━━━ Information provided ━━━

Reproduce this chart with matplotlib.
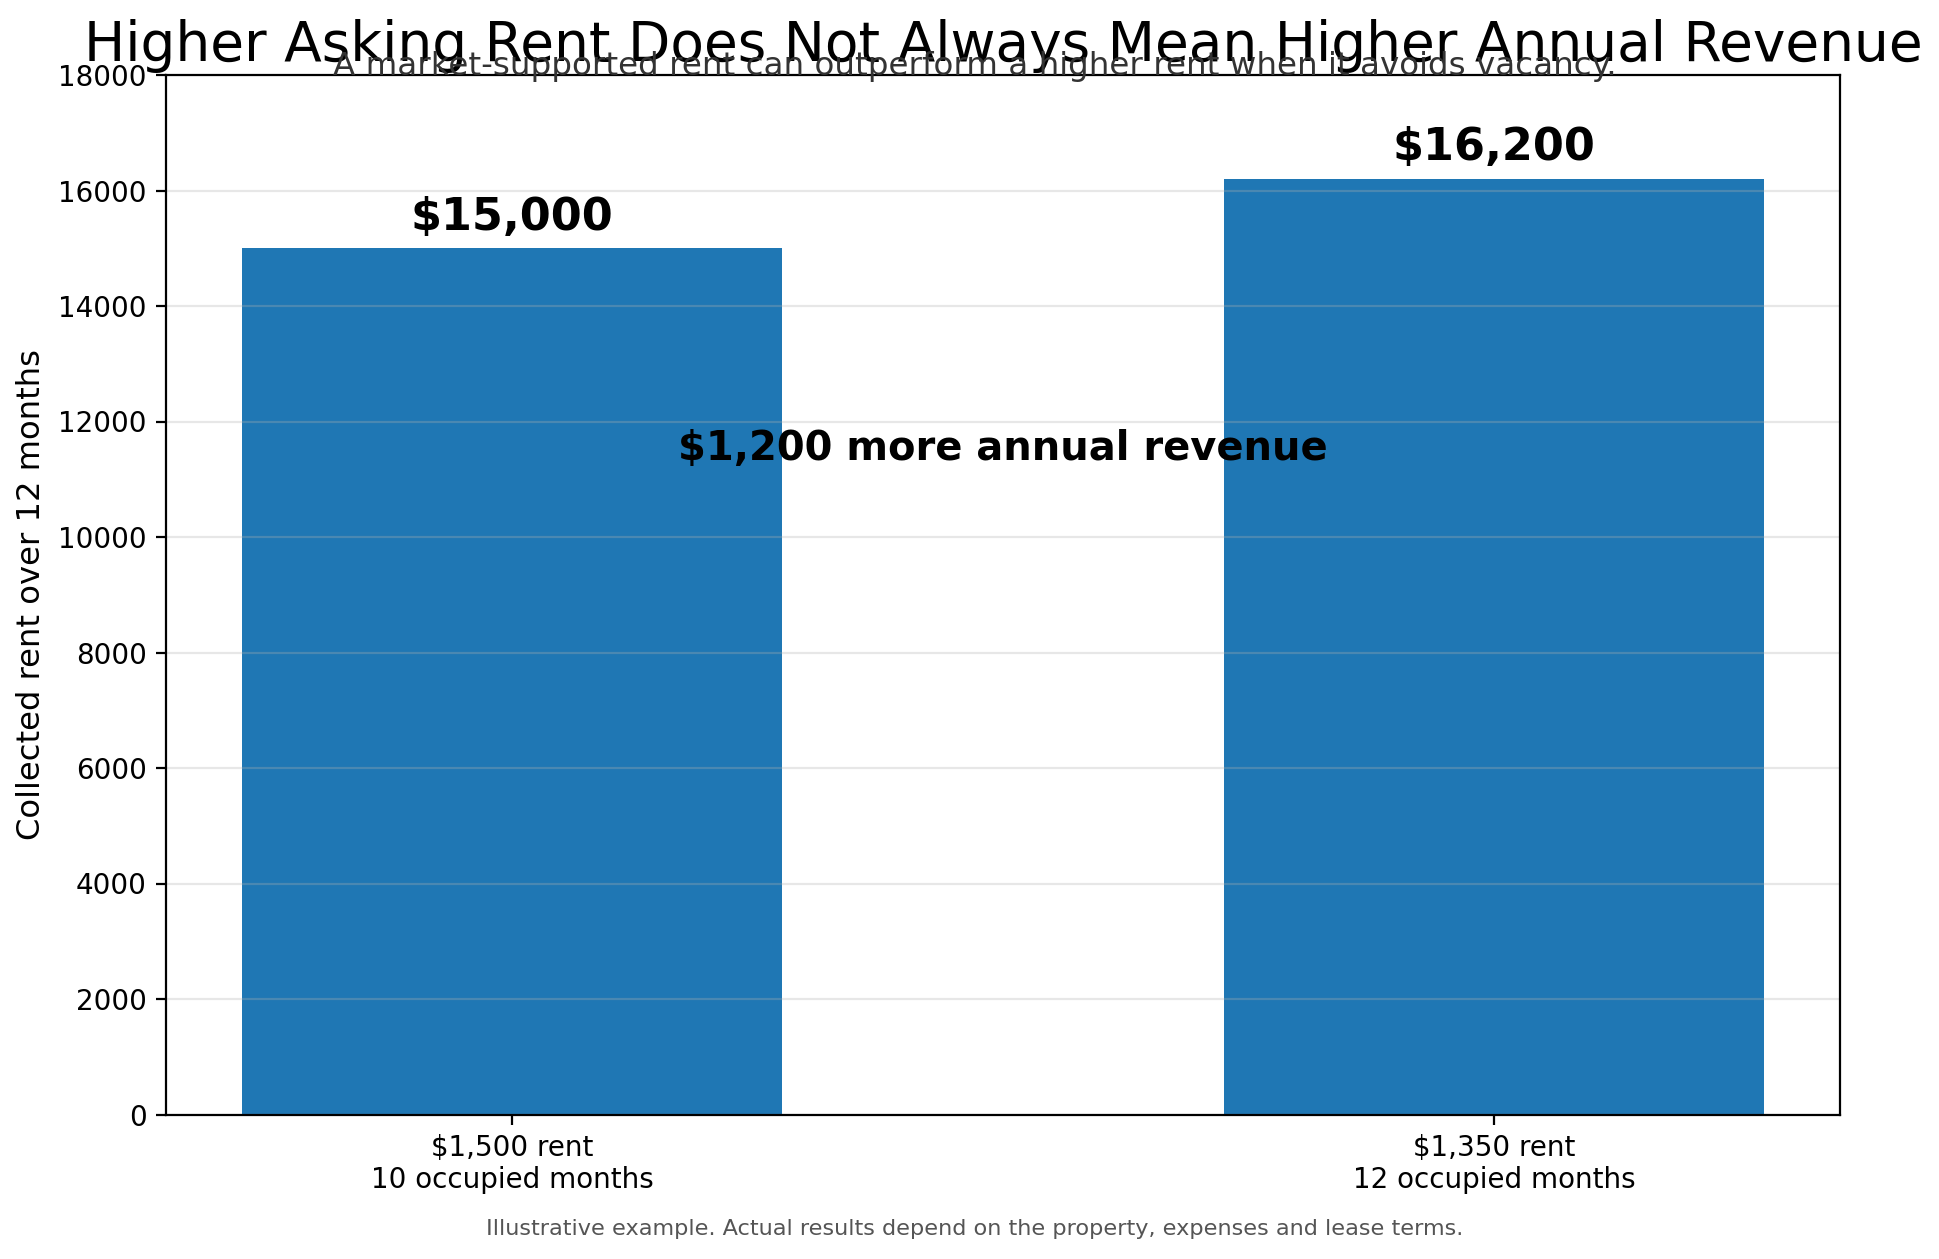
import matplotlib
matplotlib.use("Agg")
import matplotlib.pyplot as plt

# ---- data ----
categories = ["$1,500 rent\n10 occupied months", "$1,350 rent\n12 occupied months"]
revenue = [15000, 16200]
value_labels = ["$15,000", "$16,200"]
yticks = [0, 2000, 4000, 6000, 8000, 10000, 12000, 14000, 16000, 18000]

title = "Higher Asking Rent Does Not Always Mean Higher Annual Revenue"
subtitle = "A market-supported rent can outperform a higher rent when it avoids vacancy."
diff_label = "$1,200 more annual revenue"
footer = "Illustrative example. Actual results depend on the property, expenses and lease terms."
ylabel = "Collected rent over 12 months"

# ---- figure ----
W, H = 1940, 1259
DPI = 200
fig = plt.figure(figsize=(W / DPI, H / DPI), dpi=DPI)
ax = fig.add_axes([166 / W, 1 - 1114.5 / H, (1840 - 166) / W, (1114.5 - 75) / H])

x = list(range(len(categories)))
ax.bar(x, revenue, width=0.55, color="#1f77b4")
ax.set_xticks(x)
ax.set_xticklabels(categories, fontsize=10)
ax.set_ylim(0, 18000)
ax.set_yticks(yticks)
ax.tick_params(axis="y", labelsize=10)
ax.grid(axis="y", alpha=0.3)
ax.set_ylabel(ylabel, fontsize=11.6)

for xi, v, lab in zip(x, revenue, value_labels):
    ax.annotate(lab, (xi, v), xytext=(0, 3.5), textcoords="offset points",
                ha="center", va="bottom", fontsize=16, fontweight="bold")

ax.text(0.5, max(revenue) * 0.7, diff_label, ha="center", va="baseline",
        fontsize=14.4, fontweight="bold")

ax.set_title(title, fontsize=19.8, pad=5)
fig.text(975 / W, 1 - 74.5 / H, subtitle, ha="center", va="baseline",
         fontsize=11.7, color="#333333")
fig.text(975 / W, 1 - 1235 / H, footer, ha="center", va="baseline",
         fontsize=8.05, color="#555555")

fig.savefig("out.png", dpi=DPI)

━━━

• The problem:
Pictures are to be left out; repeat all the remaining data exactly.

• Right answer:
Reproduce this chart with matplotlib.
import matplotlib
matplotlib.use("Agg")
import matplotlib.pyplot as plt

# ---- data ----
categories = ["$1,500 rent\n10 occupied months", "$1,350 rent\n12 occupied months"]
revenue = [15000, 16200]
value_labels = ["$15,000", "$16,200"]
yticks = [0, 2000, 4000, 6000, 8000, 10000, 12000, 14000, 16000, 18000]

title = "Higher Asking Rent Does Not Always Mean Higher Annual Revenue"
subtitle = "A market-supported rent can outperform a higher rent when it avoids vacancy."
diff_label = "$1,200 more annual revenue"
footer = "Illustrative example. Actual results depend on the property, expenses and lease terms."
ylabel = "Collected rent over 12 months"

# ---- figure ----
W, H = 1940, 1259
DPI = 200
fig = plt.figure(figsize=(W / DPI, H / DPI), dpi=DPI)
ax = fig.add_axes([166 / W, 1 - 1114.5 / H, (1840 - 166) / W, (1114.5 - 75) / H])

x = list(range(len(categories)))
ax.bar(x, revenue, width=0.55, color="#1f77b4")
ax.set_xticks(x)
ax.set_xticklabels(categories, fontsize=10)
ax.set_ylim(0, 18000)
ax.set_yticks(yticks)
ax.tick_params(axis="y", labelsize=10)
ax.grid(axis="y", alpha=0.3)
ax.set_ylabel(ylabel, fontsize=11.6)

for xi, v, lab in zip(x, revenue, value_labels):
    ax.annotate(lab, (xi, v), xytext=(0, 3.5), textcoords="offset points",
                ha="center", va="bottom", fontsize=16, fontweight="bold")

ax.text(0.5, max(revenue) * 0.7, diff_label, ha="center", va="baseline",
        fontsize=14.4, fontweight="bold")

ax.set_title(title, fontsize=19.8, pad=5)
fig.text(975 / W, 1 - 74.5 / H, subtitle, ha="center", va="baseline",
         fontsize=11.7, color="#333333")
fig.text(975 / W, 1 - 1235 / H, footer, ha="center", va="baseline",
         fontsize=8.05, color="#555555")

fig.savefig("out.png", dpi=DPI)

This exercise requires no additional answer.